AVAILABLE DATA:
____
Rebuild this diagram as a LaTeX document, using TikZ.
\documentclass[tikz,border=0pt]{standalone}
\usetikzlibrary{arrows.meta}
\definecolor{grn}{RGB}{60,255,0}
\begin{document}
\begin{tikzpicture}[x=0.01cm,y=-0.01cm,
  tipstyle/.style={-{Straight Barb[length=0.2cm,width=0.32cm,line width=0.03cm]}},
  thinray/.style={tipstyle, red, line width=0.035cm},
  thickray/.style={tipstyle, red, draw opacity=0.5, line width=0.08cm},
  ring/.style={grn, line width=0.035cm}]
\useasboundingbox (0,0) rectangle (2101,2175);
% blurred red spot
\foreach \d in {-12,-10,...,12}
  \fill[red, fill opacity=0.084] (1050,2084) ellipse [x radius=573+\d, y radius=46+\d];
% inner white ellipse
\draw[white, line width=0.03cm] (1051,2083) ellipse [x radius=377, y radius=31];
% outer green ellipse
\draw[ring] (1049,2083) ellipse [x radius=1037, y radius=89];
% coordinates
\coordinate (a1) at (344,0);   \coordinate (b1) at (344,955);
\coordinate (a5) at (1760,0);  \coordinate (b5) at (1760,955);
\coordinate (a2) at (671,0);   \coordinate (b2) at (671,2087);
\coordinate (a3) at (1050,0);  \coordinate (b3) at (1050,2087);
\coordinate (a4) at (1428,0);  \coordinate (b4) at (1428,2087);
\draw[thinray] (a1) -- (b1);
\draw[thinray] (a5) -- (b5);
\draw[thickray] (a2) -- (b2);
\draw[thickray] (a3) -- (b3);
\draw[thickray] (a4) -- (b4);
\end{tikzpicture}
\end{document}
____
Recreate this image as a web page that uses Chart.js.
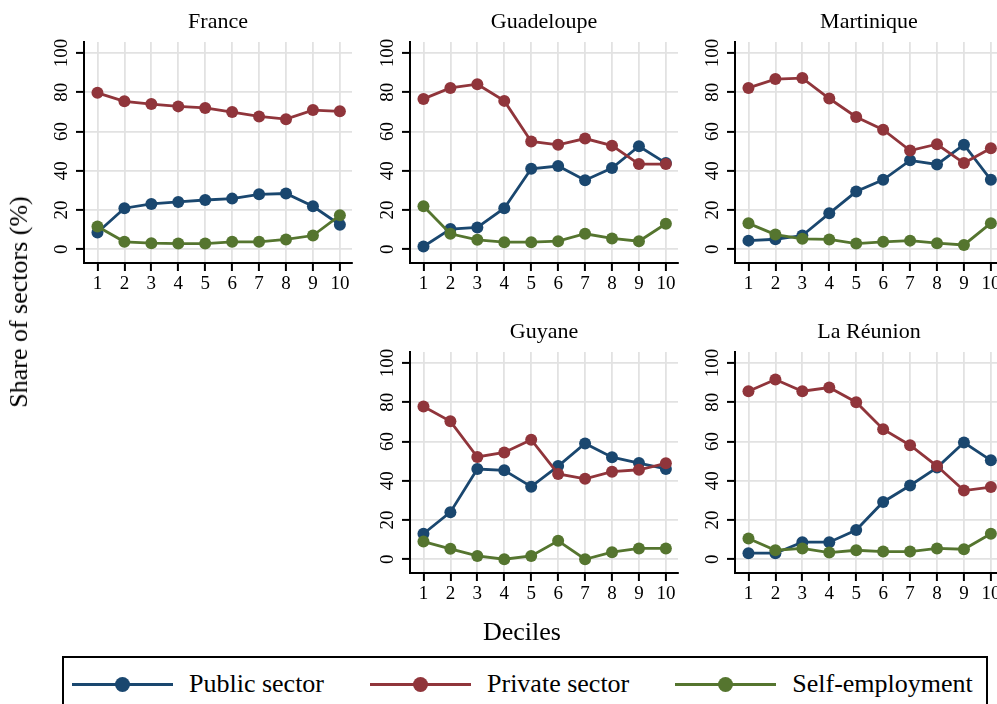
____
STATED GOAL:
From the entries, report each line that includes the word "this".

REPLY:
Rebuild this diagram as a LaTeX document, using TikZ.
Recreate this image as a web page that uses Chart.js.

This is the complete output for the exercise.